L’enseignement supérieur quant à lui, a connu la mise en place de nouveaux établissements universitaires et d’écoles spécialisées, ce qui a permis une meilleure professionnalisation et un doublement de ses effectifs. (..)
Sur le plan de la gouvernance, plusieurs réformes constitutionnelles ont été mises en œuvre suite à des concertations entre les divers acteurs et qui ont conduit à un changement profond du paysage institutionnel.
Au niveau des finances publiques, des réformes ont été mises en œuvre et ont permis une amélioration substantielle du rendement de l’administration fiscale et la rationalisation de la gestion des dépenses publiques.

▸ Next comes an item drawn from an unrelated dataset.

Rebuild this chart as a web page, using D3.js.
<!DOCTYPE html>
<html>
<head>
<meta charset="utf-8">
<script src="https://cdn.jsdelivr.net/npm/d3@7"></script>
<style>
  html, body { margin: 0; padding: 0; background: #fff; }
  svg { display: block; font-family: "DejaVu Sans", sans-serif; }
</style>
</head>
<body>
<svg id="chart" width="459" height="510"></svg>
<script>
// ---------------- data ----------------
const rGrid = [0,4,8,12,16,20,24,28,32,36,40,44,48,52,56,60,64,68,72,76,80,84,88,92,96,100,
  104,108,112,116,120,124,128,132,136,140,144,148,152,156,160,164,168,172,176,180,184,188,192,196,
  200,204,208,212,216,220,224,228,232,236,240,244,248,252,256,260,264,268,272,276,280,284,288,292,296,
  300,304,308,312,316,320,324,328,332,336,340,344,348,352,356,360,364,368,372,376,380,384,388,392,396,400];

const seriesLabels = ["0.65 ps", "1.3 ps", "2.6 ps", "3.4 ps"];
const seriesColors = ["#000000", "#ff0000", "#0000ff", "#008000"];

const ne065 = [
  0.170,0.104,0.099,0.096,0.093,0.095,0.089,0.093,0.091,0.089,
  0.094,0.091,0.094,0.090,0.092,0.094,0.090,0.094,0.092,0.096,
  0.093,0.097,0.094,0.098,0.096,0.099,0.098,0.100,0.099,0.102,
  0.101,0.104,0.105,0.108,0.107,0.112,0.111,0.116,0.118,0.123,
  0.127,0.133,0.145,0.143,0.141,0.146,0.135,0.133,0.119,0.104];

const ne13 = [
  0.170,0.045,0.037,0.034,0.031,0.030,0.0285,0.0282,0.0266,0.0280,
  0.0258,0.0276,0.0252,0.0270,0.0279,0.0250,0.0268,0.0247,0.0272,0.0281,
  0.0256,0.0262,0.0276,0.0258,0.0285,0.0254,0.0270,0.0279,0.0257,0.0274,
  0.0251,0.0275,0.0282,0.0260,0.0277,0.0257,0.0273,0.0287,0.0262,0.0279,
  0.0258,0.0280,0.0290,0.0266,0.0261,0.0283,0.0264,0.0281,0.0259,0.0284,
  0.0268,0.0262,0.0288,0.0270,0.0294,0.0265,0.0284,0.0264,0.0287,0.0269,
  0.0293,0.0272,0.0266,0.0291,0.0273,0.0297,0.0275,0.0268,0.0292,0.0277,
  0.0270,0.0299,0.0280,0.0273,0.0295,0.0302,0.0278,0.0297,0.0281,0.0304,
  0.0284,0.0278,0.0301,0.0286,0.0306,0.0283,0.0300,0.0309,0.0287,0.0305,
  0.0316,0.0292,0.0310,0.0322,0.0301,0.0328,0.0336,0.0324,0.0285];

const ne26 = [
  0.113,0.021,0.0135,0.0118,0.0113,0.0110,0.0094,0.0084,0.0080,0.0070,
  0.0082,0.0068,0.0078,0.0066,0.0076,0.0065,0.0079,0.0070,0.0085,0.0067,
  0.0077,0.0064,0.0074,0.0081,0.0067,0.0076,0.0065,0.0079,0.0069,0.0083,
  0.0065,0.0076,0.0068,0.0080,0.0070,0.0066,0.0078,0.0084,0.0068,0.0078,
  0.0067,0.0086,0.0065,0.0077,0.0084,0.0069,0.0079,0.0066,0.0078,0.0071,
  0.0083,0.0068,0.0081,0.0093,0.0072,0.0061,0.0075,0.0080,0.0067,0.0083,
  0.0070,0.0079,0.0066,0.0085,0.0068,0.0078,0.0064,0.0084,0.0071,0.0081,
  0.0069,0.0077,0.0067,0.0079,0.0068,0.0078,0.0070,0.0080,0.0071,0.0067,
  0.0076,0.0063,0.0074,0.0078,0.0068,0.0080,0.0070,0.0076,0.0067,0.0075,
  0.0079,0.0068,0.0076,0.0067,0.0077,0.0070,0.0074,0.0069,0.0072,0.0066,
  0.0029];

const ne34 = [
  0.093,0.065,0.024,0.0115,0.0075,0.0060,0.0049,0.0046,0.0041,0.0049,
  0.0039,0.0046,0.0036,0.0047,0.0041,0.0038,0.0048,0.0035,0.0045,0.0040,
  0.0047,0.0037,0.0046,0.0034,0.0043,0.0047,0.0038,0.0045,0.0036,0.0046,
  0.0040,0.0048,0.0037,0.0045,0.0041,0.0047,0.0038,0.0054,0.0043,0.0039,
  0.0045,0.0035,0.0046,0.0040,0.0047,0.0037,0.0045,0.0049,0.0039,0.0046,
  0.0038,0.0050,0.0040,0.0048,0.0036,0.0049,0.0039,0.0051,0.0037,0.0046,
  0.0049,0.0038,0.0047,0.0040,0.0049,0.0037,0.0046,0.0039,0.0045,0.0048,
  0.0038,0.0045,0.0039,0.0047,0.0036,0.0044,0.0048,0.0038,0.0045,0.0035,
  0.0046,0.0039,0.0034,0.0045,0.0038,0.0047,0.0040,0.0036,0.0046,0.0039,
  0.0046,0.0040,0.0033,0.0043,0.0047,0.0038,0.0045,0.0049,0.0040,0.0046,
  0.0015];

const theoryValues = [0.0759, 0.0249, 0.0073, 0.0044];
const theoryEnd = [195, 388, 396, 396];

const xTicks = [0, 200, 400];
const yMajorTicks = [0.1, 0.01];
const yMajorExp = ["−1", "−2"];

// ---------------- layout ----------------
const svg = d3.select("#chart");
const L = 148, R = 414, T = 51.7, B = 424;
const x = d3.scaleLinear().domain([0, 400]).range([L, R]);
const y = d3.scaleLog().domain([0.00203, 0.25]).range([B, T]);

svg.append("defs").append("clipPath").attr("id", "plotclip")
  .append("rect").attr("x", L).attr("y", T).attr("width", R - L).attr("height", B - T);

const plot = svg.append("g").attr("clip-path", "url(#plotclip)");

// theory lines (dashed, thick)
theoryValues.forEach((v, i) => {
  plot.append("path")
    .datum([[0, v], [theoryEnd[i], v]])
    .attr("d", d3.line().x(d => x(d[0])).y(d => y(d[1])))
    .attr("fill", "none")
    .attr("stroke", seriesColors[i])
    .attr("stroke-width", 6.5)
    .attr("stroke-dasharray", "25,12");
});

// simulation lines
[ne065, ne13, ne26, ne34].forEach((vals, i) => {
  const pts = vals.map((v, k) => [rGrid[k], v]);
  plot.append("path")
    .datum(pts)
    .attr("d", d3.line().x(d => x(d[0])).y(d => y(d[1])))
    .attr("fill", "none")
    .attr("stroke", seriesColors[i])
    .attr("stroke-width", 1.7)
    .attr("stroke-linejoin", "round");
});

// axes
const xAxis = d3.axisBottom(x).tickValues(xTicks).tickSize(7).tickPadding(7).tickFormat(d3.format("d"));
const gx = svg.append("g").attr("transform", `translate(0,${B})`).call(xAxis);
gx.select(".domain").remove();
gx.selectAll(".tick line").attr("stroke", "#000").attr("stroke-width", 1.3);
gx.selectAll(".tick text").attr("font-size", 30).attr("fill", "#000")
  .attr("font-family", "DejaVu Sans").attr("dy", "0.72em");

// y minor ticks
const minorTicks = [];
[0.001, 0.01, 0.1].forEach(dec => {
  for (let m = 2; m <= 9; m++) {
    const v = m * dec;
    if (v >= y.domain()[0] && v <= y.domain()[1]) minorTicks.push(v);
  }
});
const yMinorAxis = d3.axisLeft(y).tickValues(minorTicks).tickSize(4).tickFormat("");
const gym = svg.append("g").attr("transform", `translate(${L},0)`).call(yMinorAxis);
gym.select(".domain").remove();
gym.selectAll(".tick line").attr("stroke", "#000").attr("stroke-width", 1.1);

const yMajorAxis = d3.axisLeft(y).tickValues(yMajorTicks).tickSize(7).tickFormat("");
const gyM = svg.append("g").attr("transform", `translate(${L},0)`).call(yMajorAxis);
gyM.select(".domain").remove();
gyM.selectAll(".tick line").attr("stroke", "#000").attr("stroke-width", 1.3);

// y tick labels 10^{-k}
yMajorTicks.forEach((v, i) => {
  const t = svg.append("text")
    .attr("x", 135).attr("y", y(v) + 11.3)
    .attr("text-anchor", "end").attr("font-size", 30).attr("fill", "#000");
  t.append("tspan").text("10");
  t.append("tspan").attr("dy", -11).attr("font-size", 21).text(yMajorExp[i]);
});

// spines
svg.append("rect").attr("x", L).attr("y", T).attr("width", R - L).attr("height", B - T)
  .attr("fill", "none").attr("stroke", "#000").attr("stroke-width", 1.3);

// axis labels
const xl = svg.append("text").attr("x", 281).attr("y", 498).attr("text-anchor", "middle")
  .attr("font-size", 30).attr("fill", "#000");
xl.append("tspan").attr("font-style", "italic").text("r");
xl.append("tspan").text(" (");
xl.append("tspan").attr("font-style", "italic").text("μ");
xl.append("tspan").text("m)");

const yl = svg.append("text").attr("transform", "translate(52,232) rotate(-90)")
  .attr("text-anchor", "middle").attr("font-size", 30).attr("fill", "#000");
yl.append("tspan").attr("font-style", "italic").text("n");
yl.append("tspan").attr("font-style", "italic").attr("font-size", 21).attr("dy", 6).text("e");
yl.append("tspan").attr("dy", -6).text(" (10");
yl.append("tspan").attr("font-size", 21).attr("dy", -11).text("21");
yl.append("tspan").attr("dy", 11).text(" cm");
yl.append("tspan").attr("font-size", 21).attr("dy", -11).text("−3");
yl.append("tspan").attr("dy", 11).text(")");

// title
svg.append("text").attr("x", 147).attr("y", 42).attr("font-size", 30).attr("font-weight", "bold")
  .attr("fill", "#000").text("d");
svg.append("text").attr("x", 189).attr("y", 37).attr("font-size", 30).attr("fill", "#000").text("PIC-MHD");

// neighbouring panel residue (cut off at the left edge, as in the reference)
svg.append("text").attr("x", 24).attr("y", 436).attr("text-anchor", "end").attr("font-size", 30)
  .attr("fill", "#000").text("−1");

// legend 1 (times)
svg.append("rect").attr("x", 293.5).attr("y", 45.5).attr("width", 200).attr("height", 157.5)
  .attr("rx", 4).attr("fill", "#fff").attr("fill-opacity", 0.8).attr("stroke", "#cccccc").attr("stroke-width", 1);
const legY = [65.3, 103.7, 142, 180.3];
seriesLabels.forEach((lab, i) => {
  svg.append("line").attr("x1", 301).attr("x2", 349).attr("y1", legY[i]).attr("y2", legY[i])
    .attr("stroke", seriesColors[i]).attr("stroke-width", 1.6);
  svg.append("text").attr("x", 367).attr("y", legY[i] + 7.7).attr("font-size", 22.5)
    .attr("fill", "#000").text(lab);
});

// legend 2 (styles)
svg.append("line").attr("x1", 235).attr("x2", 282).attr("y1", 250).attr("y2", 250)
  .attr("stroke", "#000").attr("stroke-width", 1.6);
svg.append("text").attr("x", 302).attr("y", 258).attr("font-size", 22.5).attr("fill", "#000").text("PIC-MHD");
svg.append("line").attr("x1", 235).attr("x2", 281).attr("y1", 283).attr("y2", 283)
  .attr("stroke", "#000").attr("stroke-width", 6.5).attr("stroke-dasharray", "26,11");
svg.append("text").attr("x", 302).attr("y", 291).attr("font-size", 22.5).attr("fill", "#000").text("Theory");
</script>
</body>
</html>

De même, une stratégie de lutte contre la corruption a été adoptée et sa mise en œuvre a permis, notamment un changement des mentalités vis-à-vis des deniers publics. »

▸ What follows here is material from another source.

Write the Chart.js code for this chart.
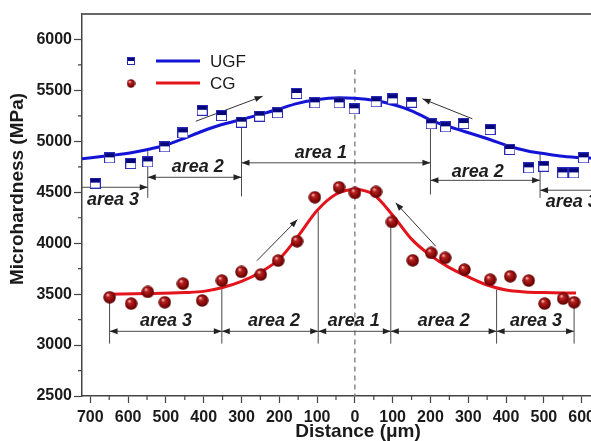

Aujourd’hui, où la SCAPP s’exécute encore alors que l’on sait que son évaluation est erronée et que ceux qui l’on faite n’étaient pas digne de confiance, comment continuer à laisser une stratégie de développement se dérouler hors de toute vision nationale, de toute maitrise de son déroulement et de ses résultats et surtout d’accepter qu’elle soit déconnectée des réalités du pays ?

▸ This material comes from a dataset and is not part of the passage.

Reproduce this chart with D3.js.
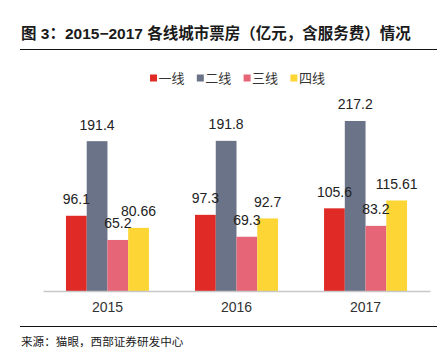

Cette SCAPP à laquelle on avait déjà consacré un article, il y a cinq ans et qui n’était pas en fait une « Stratégie de Croissance Accélérée et de Prospérité Partagée (SCAPP) » mais plutôt une « Stratégie de Concussion accélérée et de Pillage public (SCAPP) » ? Et les faits nous ont donné raison. (voir notre article ici https://haut-et-fort.blogspot.com/2016/05/strategie-de-croissance-acceleree-et-de.html )
Et l’on avait déjà raison à l’époque car, aujourd’hui et suite au rapport de la commission d’enquête parlementaire, ceux-là même qui « géraient » la SCAPP et qui présentaient ses supposées réalisations font l’objet de présomption de corruption et de détournement de biens publics, et sont traduit en justice.
La leçon primordiale à tirer de cela c’est que sans vision de développement à la tête de l’Etat mauritanien, initiée par le détenteur du pouvoir et traçant un modèle national lié à une approche participative sur les voies et moyen du développement du pays, il n’y aura pas de progrès.
Et que même s’il doit y avoir une SCAPP, il faut qu’elle tire son essence de la vision nationale qui guide l’alpha et l’Omega du développement du pays et non pas de l’influence du FMI, et autres institutions, ou du vouloir d’obtenir des financements concessionnels ou des facilités de crédits.
Sans vision, il n’y a pas de gouvernance. Et sans vision clairvoyante, il n’y a pas de bonne gouvernance.
Sans bonne gouvernance, les compétences ne seront que le reflet de ce qu’est l’Etat. Elles auront, depuis longtemps, ajusté leur sextant sur un horizon de développement erroné (imposé par les institutions financières internationales) déterminant ainsi leur position dans la gabegie car ils n’ont pu prendre comme repère une vision définie par le politique (ici le chef de l’Etat), traduite en plan de développement économique et social, propre au pays, dont ils tirent leurs plans stratégique et leurs plans d’action.
C’est ainsi que le savoir, le savoir-faire et le savoir-être sans vision, ne servent qu’une compétence aveugle. Une vision confisquée.